Return exactly the listing's lines, from its first line to the line holding "let fmt = d", ends included.
:: RECORDED DATA
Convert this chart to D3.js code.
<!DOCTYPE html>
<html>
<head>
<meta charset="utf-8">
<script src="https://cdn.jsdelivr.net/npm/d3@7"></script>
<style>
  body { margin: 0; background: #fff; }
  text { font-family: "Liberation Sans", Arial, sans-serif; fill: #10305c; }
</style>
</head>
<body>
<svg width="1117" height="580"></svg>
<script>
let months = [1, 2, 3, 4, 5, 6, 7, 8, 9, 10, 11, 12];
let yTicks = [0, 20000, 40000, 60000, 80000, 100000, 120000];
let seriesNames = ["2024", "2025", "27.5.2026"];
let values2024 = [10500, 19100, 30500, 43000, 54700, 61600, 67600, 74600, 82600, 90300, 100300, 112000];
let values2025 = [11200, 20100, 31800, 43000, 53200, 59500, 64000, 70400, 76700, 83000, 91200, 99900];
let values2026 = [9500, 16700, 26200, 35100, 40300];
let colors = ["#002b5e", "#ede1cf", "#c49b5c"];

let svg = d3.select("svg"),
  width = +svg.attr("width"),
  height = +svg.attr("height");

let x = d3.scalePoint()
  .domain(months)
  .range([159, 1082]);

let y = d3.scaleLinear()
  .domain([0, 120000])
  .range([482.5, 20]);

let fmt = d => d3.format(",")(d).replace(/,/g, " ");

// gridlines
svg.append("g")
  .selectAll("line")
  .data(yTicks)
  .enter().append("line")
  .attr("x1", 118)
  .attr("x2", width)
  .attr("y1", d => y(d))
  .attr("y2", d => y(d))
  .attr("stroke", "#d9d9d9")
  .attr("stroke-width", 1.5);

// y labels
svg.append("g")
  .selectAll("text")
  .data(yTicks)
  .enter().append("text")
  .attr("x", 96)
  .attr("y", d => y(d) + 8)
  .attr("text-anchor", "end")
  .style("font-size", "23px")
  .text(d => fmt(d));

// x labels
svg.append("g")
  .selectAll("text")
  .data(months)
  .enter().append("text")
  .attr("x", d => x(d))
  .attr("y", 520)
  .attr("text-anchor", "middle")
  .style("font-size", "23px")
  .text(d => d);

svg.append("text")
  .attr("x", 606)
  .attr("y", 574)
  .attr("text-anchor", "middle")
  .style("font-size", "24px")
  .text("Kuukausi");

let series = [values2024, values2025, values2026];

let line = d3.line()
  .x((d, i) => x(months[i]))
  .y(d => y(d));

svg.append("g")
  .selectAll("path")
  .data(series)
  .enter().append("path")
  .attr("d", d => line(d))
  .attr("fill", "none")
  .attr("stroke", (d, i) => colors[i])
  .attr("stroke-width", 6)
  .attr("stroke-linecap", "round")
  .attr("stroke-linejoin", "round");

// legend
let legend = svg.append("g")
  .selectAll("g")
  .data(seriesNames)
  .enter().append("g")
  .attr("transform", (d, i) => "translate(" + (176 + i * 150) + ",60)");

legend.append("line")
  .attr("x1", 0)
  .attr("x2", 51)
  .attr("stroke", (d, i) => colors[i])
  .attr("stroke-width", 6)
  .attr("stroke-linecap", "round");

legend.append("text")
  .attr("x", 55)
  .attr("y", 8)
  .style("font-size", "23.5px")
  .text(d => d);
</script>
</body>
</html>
::::
## [TASK RESULT]
Convert this chart to D3.js code.
<!DOCTYPE html>
<html>
<head>
<meta charset="utf-8">
<script src="https://cdn.jsdelivr.net/npm/d3@7"></script>
<style>
  body { margin: 0; background: #fff; }
  text { font-family: "Liberation Sans", Arial, sans-serif; fill: #10305c; }
</style>
</head>
<body>
<svg width="1117" height="580"></svg>
<script>
let months = [1, 2, 3, 4, 5, 6, 7, 8, 9, 10, 11, 12];
let yTicks = [0, 20000, 40000, 60000, 80000, 100000, 120000];
let seriesNames = ["2024", "2025", "27.5.2026"];
let values2024 = [10500, 19100, 30500, 43000, 54700, 61600, 67600, 74600, 82600, 90300, 100300, 112000];
let values2025 = [11200, 20100, 31800, 43000, 53200, 59500, 64000, 70400, 76700, 83000, 91200, 99900];
let values2026 = [9500, 16700, 26200, 35100, 40300];
let colors = ["#002b5e", "#ede1cf", "#c49b5c"];

let svg = d3.select("svg"),
  width = +svg.attr("width"),
  height = +svg.attr("height");

let x = d3.scalePoint()
  .domain(months)
  .range([159, 1082]);

let y = d3.scaleLinear()
  .domain([0, 120000])
  .range([482.5, 20]);

let fmt = d => d3.format(",")(d).replace(/,/g, " ");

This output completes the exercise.